- Kupon Location within Iran
- Coordinates: 30°20′09″N 51°17′28″E﻿ / ﻿30.33583°N 51.29111°E
- Country: Iran
- Province: Fars
- County: Rostam
- District: Sorna

Population (2016)
- • Total: 3,237
- Time zone: UTC+3:30 (IRST)

= Kupon, Iran =

City in Fars province, Iran

Kupon (کوپن) is a city in, and the capital of, Sorna District of Rostam County, Fars province, Iran. It also serves as the administrative center for Rostam-e Seh Rural District. The city is the merger of the villages of Kupon-e Olya, Kupon-e Sofla, and Kupon-e Vosta.

==Demographics==
===Population===
At the time of the 2006 National Census, the population (as the total of its three constituent villages before the merger) was 3,152 in 605 households, when it was in Rostam-e Seh Rural District of the former Rostam District of Mamasani County.

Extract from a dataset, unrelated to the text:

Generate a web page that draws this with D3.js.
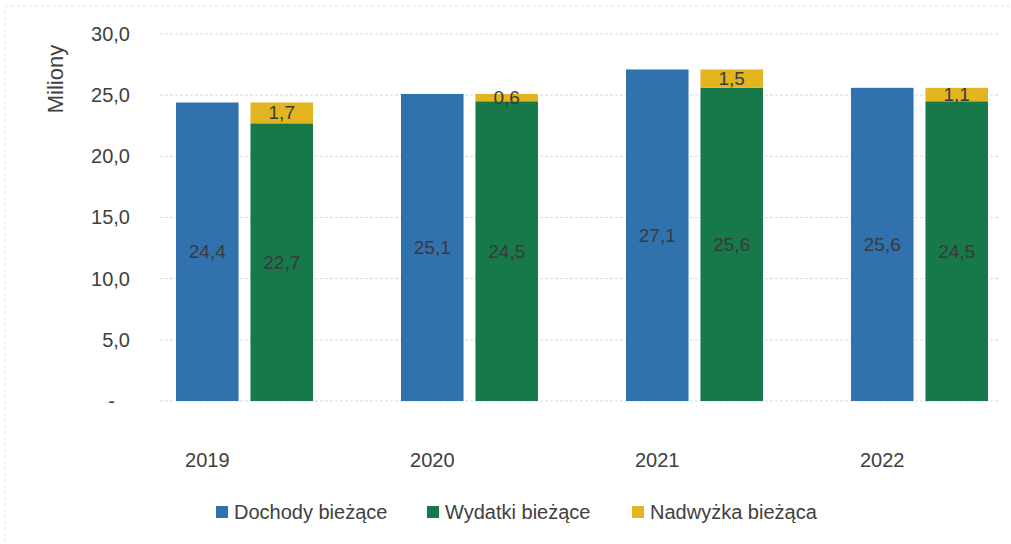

The following census in 2011 counted 3,225 people in 821 households, by which time the district had been separated from the county in the establishment of Rostam County. The rural district was transferred to the new Sorna District. The 2016 census measured the population as 3,237 people in 909 households, when the villages had merged to form the city of Kupon.